WORK TO DO:
Images are not part of the copy; transcribe all the data exactly.

%%

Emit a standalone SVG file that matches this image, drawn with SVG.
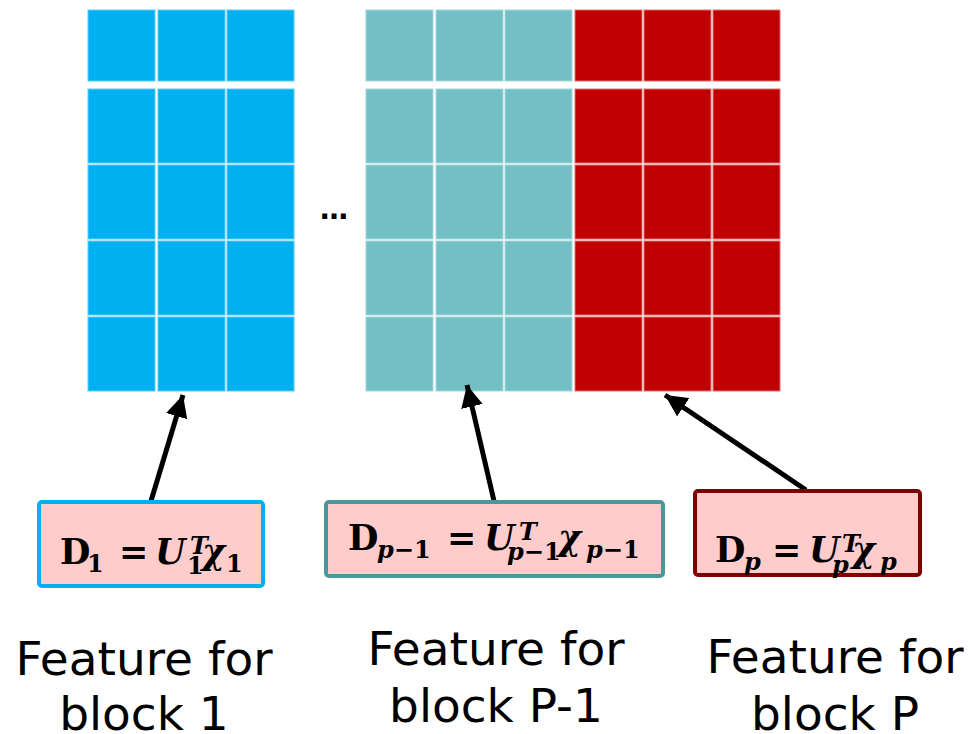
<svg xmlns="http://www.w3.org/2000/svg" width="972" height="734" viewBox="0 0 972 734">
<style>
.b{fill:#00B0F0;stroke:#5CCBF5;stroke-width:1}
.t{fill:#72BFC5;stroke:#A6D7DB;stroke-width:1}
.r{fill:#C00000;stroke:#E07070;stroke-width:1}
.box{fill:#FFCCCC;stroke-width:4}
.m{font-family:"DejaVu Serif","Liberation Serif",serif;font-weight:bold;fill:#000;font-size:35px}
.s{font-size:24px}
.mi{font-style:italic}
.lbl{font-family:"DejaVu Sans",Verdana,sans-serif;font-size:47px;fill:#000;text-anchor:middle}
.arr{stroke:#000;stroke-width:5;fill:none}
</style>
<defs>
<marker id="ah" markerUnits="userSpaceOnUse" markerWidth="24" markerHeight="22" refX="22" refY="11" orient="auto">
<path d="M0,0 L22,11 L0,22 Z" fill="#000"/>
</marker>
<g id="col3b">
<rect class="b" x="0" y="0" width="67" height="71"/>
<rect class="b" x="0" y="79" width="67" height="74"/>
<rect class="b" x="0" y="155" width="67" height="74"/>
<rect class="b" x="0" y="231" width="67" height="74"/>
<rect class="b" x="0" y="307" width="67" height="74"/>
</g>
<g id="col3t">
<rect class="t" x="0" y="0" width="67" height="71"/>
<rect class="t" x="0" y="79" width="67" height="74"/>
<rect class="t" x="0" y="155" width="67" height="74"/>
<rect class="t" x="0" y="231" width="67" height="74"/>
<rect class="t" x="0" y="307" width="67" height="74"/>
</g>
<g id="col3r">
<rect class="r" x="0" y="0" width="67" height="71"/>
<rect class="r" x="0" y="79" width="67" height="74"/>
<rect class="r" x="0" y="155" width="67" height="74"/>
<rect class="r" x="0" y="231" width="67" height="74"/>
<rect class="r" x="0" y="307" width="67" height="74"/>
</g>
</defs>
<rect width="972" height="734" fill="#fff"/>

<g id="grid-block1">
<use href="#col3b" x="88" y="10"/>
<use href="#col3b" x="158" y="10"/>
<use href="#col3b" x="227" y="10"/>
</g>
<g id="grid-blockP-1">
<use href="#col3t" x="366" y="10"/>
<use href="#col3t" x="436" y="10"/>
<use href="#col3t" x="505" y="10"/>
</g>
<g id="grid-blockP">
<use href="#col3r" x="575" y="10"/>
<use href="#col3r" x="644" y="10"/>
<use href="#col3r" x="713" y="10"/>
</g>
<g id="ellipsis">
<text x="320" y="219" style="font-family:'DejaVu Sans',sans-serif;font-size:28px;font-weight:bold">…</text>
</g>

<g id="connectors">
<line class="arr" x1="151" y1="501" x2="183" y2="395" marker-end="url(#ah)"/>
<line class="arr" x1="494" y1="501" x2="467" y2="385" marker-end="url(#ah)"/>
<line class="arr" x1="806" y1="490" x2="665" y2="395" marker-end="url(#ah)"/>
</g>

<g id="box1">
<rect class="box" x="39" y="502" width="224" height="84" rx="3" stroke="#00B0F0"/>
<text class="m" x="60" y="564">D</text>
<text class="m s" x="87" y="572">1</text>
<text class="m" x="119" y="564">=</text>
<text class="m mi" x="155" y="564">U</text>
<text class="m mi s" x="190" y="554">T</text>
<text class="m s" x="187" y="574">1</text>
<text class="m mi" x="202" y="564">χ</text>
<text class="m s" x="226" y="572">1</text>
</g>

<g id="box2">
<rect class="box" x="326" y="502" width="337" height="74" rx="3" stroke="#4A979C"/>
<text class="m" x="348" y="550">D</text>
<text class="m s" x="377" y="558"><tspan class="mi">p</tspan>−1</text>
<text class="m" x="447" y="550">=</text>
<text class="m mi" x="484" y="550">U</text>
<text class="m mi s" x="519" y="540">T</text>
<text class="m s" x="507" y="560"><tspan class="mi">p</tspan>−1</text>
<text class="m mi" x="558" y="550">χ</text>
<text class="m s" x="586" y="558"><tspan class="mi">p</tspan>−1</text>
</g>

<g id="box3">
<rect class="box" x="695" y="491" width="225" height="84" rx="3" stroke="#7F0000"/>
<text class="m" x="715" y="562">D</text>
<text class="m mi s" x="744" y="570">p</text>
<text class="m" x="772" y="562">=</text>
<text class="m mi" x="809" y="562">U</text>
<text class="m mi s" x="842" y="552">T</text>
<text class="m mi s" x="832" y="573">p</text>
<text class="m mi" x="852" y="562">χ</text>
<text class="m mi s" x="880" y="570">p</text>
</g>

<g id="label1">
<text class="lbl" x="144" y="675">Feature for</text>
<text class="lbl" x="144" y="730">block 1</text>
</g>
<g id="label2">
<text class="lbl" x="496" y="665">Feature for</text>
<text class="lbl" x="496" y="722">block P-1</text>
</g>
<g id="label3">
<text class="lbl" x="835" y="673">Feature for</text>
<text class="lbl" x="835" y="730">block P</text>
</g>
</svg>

%%

OUTPUT BELOW:
Emit a standalone SVG file that matches this image, drawn with SVG.
<svg xmlns="http://www.w3.org/2000/svg" width="972" height="734" viewBox="0 0 972 734">
<style>
.b{fill:#00B0F0;stroke:#5CCBF5;stroke-width:1}
.t{fill:#72BFC5;stroke:#A6D7DB;stroke-width:1}
.r{fill:#C00000;stroke:#E07070;stroke-width:1}
.box{fill:#FFCCCC;stroke-width:4}
.m{font-family:"DejaVu Serif","Liberation Serif",serif;font-weight:bold;fill:#000;font-size:35px}
.s{font-size:24px}
.mi{font-style:italic}
.lbl{font-family:"DejaVu Sans",Verdana,sans-serif;font-size:47px;fill:#000;text-anchor:middle}
.arr{stroke:#000;stroke-width:5;fill:none}
</style>
<defs>
<marker id="ah" markerUnits="userSpaceOnUse" markerWidth="24" markerHeight="22" refX="22" refY="11" orient="auto">
<path d="M0,0 L22,11 L0,22 Z" fill="#000"/>
</marker>
<g id="col3b">
<rect class="b" x="0" y="0" width="67" height="71"/>
<rect class="b" x="0" y="79" width="67" height="74"/>
<rect class="b" x="0" y="155" width="67" height="74"/>
<rect class="b" x="0" y="231" width="67" height="74"/>
<rect class="b" x="0" y="307" width="67" height="74"/>
</g>
<g id="col3t">
<rect class="t" x="0" y="0" width="67" height="71"/>
<rect class="t" x="0" y="79" width="67" height="74"/>
<rect class="t" x="0" y="155" width="67" height="74"/>
<rect class="t" x="0" y="231" width="67" height="74"/>
<rect class="t" x="0" y="307" width="67" height="74"/>
</g>
<g id="col3r">
<rect class="r" x="0" y="0" width="67" height="71"/>
<rect class="r" x="0" y="79" width="67" height="74"/>
<rect class="r" x="0" y="155" width="67" height="74"/>
<rect class="r" x="0" y="231" width="67" height="74"/>
<rect class="r" x="0" y="307" width="67" height="74"/>
</g>
</defs>
<rect width="972" height="734" fill="#fff"/>

<g id="grid-block1">
<use href="#col3b" x="88" y="10"/>
<use href="#col3b" x="158" y="10"/>
<use href="#col3b" x="227" y="10"/>
</g>
<g id="grid-blockP-1">
<use href="#col3t" x="366" y="10"/>
<use href="#col3t" x="436" y="10"/>
<use href="#col3t" x="505" y="10"/>
</g>
<g id="grid-blockP">
<use href="#col3r" x="575" y="10"/>
<use href="#col3r" x="644" y="10"/>
<use href="#col3r" x="713" y="10"/>
</g>
<g id="ellipsis">
<text x="320" y="219" style="font-family:'DejaVu Sans',sans-serif;font-size:28px;font-weight:bold">…</text>
</g>

<g id="connectors">
<line class="arr" x1="151" y1="501" x2="183" y2="395" marker-end="url(#ah)"/>
<line class="arr" x1="494" y1="501" x2="467" y2="385" marker-end="url(#ah)"/>
<line class="arr" x1="806" y1="490" x2="665" y2="395" marker-end="url(#ah)"/>
</g>

<g id="box1">
<rect class="box" x="39" y="502" width="224" height="84" rx="3" stroke="#00B0F0"/>
<text class="m" x="60" y="564">D</text>
<text class="m s" x="87" y="572">1</text>
<text class="m" x="119" y="564">=</text>
<text class="m mi" x="155" y="564">U</text>
<text class="m mi s" x="190" y="554">T</text>
<text class="m s" x="187" y="574">1</text>
<text class="m mi" x="202" y="564">χ</text>
<text class="m s" x="226" y="572">1</text>
</g>

<g id="box2">
<rect class="box" x="326" y="502" width="337" height="74" rx="3" stroke="#4A979C"/>
<text class="m" x="348" y="550">D</text>
<text class="m s" x="377" y="558"><tspan class="mi">p</tspan>−1</text>
<text class="m" x="447" y="550">=</text>
<text class="m mi" x="484" y="550">U</text>
<text class="m mi s" x="519" y="540">T</text>
<text class="m s" x="507" y="560"><tspan class="mi">p</tspan>−1</text>
<text class="m mi" x="558" y="550">χ</text>
<text class="m s" x="586" y="558"><tspan class="mi">p</tspan>−1</text>
</g>

<g id="box3">
<rect class="box" x="695" y="491" width="225" height="84" rx="3" stroke="#7F0000"/>
<text class="m" x="715" y="562">D</text>
<text class="m mi s" x="744" y="570">p</text>
<text class="m" x="772" y="562">=</text>
<text class="m mi" x="809" y="562">U</text>
<text class="m mi s" x="842" y="552">T</text>
<text class="m mi s" x="832" y="573">p</text>
<text class="m mi" x="852" y="562">χ</text>
<text class="m mi s" x="880" y="570">p</text>
</g>

<g id="label1">
<text class="lbl" x="144" y="675">Feature for</text>
<text class="lbl" x="144" y="730">block 1</text>
</g>
<g id="label2">
<text class="lbl" x="496" y="665">Feature for</text>
<text class="lbl" x="496" y="722">block P-1</text>
</g>
<g id="label3">
<text class="lbl" x="835" y="673">Feature for</text>
<text class="lbl" x="835" y="730">block P</text>
</g>
</svg>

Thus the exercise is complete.